Jakarta, Sep 30 (DPA) At least 75 people were killed and hundreds were trapped under collapsed buildings after a powerful earthquake struck Indonesia's West Sumatra province Wednesday, officials said.
Vice President Jusuf Kalla said the mayor of Padang, the capital of West Samatra, told him that the quake left at least 75 people dead.
"The number may increase because many are still trapped in buildings and hotels," Kalla said.
Rustam Pakaya, the head of the Health Ministry's disaster centre, said hundreds of people were trapped under rubble in Padang, where a hospital among other structures had also collapsed.
The state-run Antara news agency reported that hundreds of people were believed to have been trapped in collapsed buildings and shops in Padang's business district and Chinatown.

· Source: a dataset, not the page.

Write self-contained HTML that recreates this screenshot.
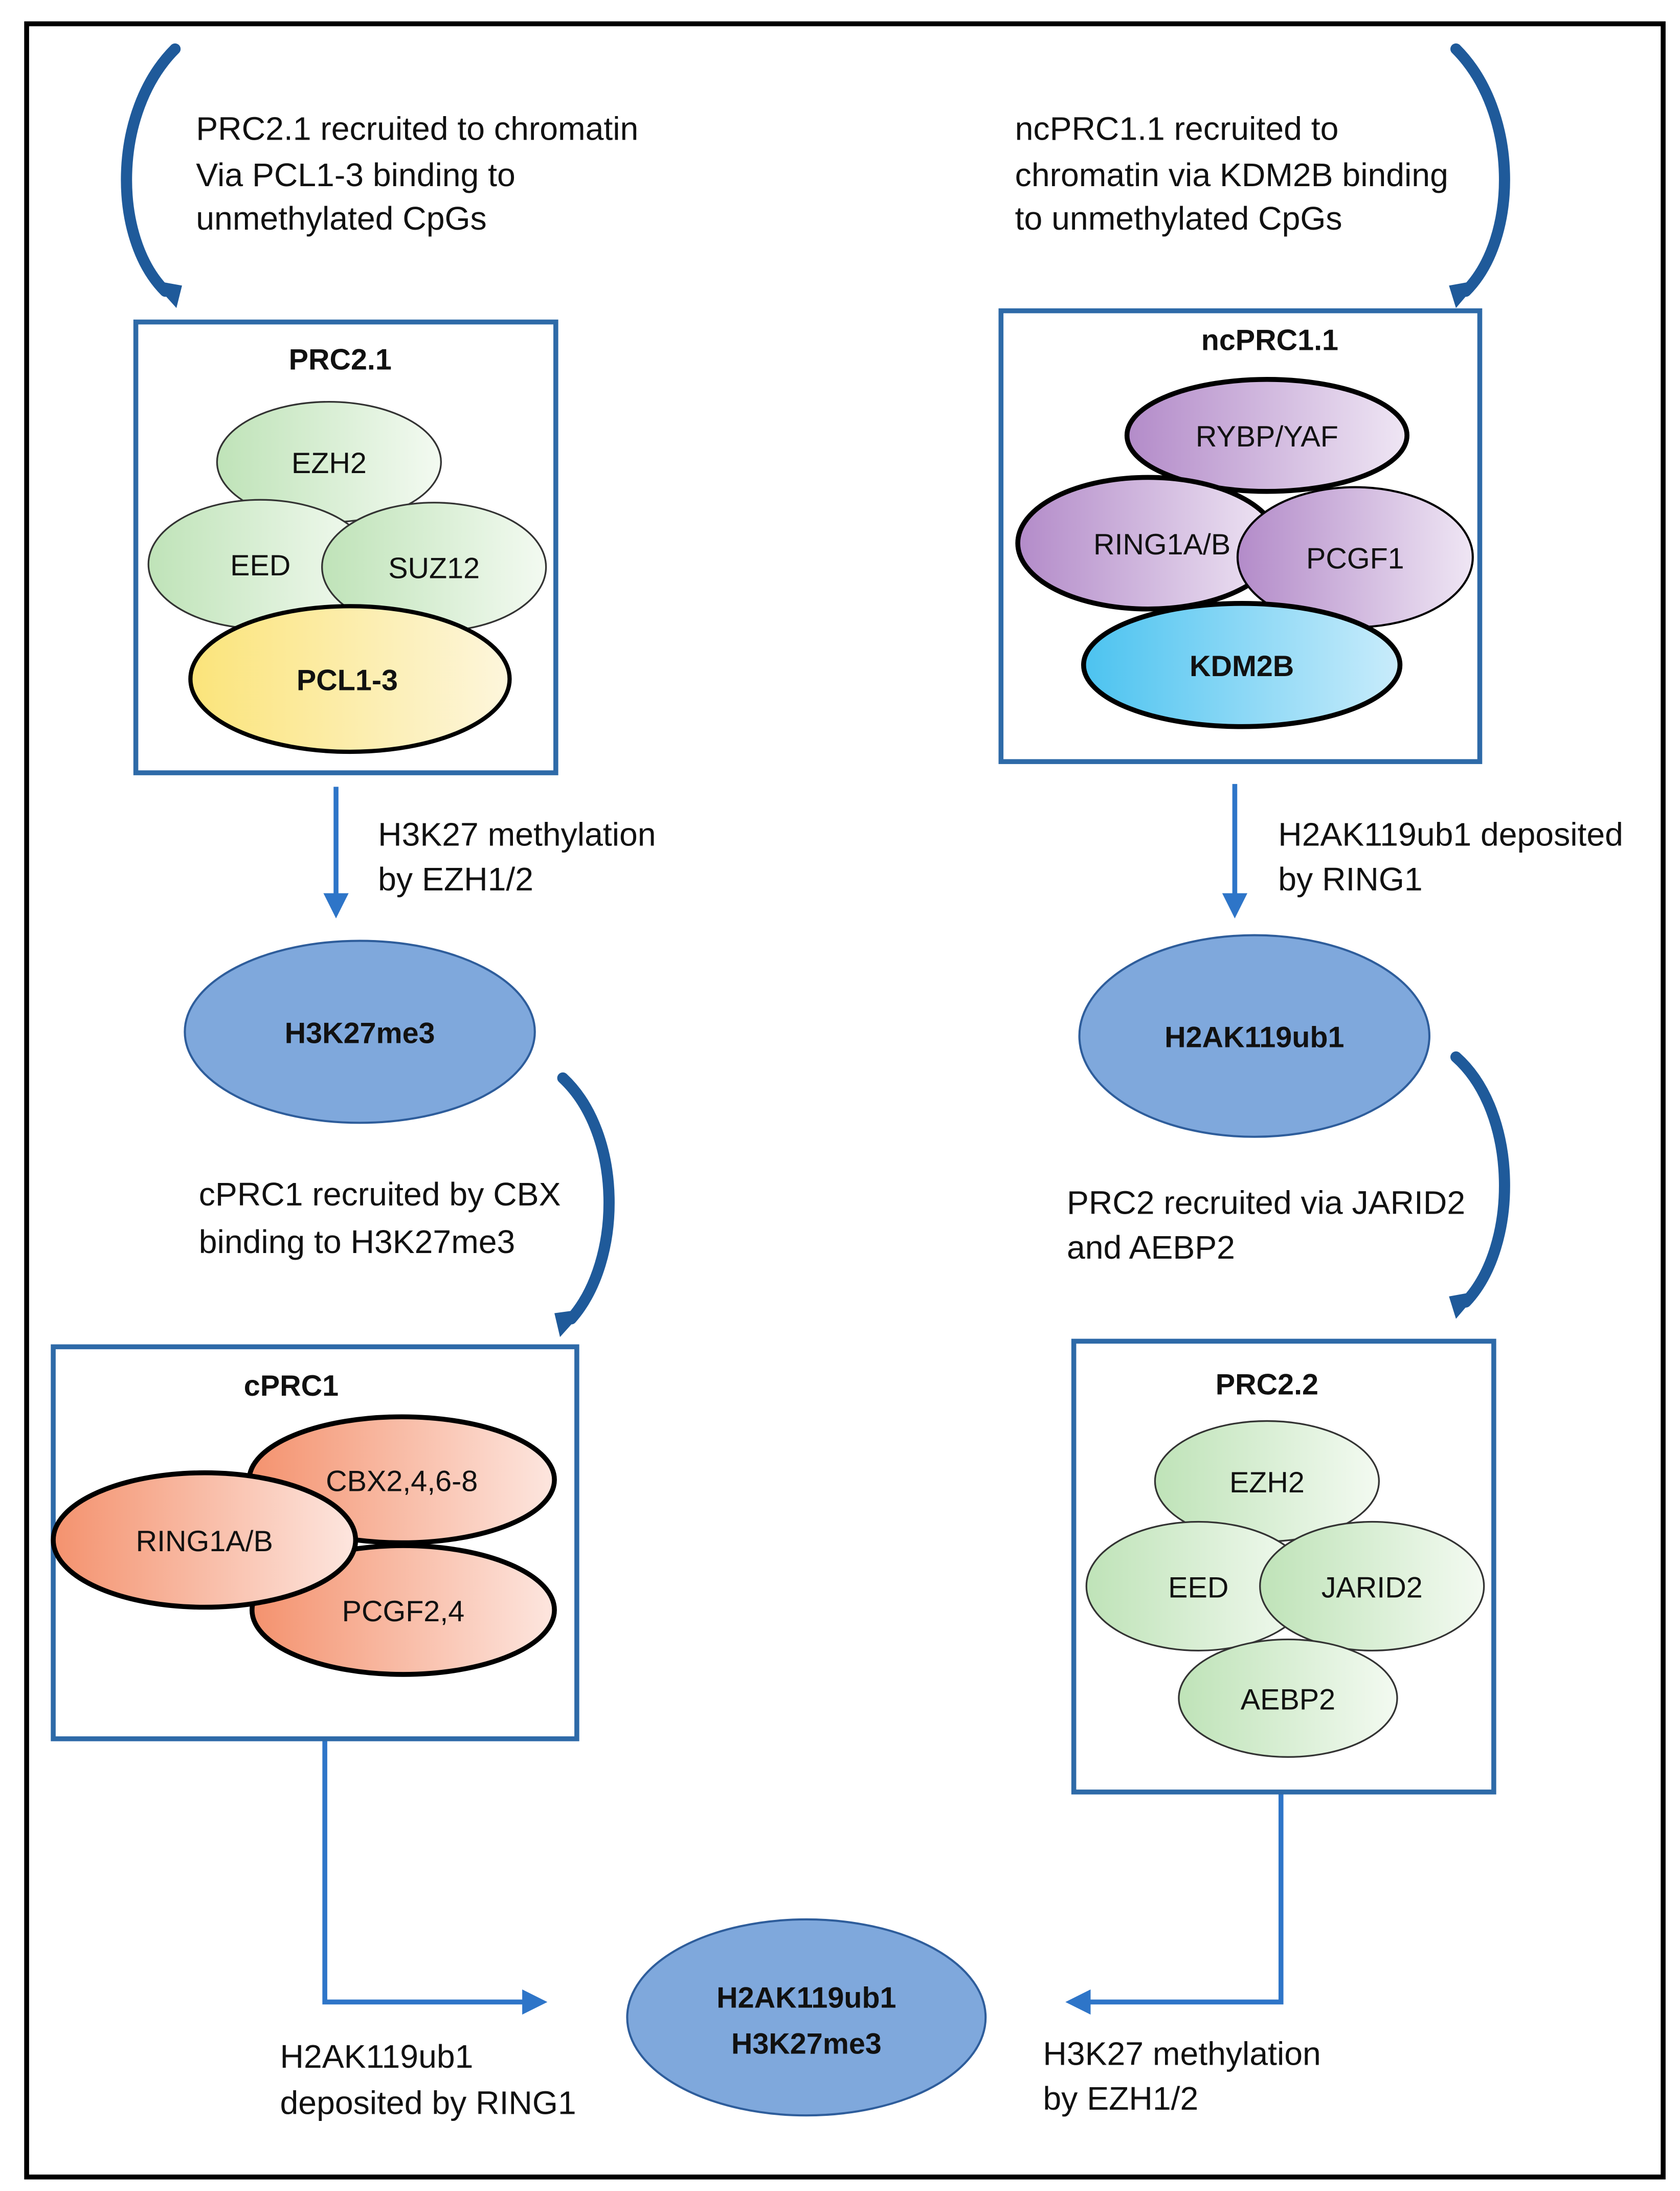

A hospital official in nearby Pariaman district told TV One that eight people in the district had been killed and hundreds more hospitalized with serious injuries.
The quake, measuring 7.6 on the Richter scale, struck off the western coast of Sumatra at about 1016 GMT. A 6.2 magnitude aftershock followed about 22 minutes later.
Pakaya said a medical team was being dispatched to West Sumatra, the region worst-hit by the quake.
Telephone communications to Padang and nearby Pariaman district were cut off following the quake.
Fires also broke out in Padang, local media reported.
The National Agency for Disaster Management in the capital Jakarta said it had not been able to communicate with local officials to assess the situation.
TV One said Padang's Minangkabau airport was ordered closed until Thursday because roofs were damaged.
The Pacific Tsunami Warning Center issued an Indian Ocean tsunami alert after the quake, but later cancelled it.
The quake was also felt strongly in North Sumatra, Riau in eastern Sumatra as well as Bengkulu province in southern Sumatra, residents told Metro TV.
Indonesia, the world's largest archipelago, sits on the so-called Pacific 'Ring of Fire', the edge of a tectonic plate prone to seismic upheaval.
A major earthquake and subsequent tsunami struck in December 2004, leaving more than 170,000 people dead or missing in Indonesia's Aceh province and half a million people homeless.
Wednesday's quake occurred along the same fault line.
Geologists have said that Padang, a low-lying city of 900,000 people, risks being swallowed by a tsunami in the event of an earthquake similar in size to the one that triggered the giant waves of 2004.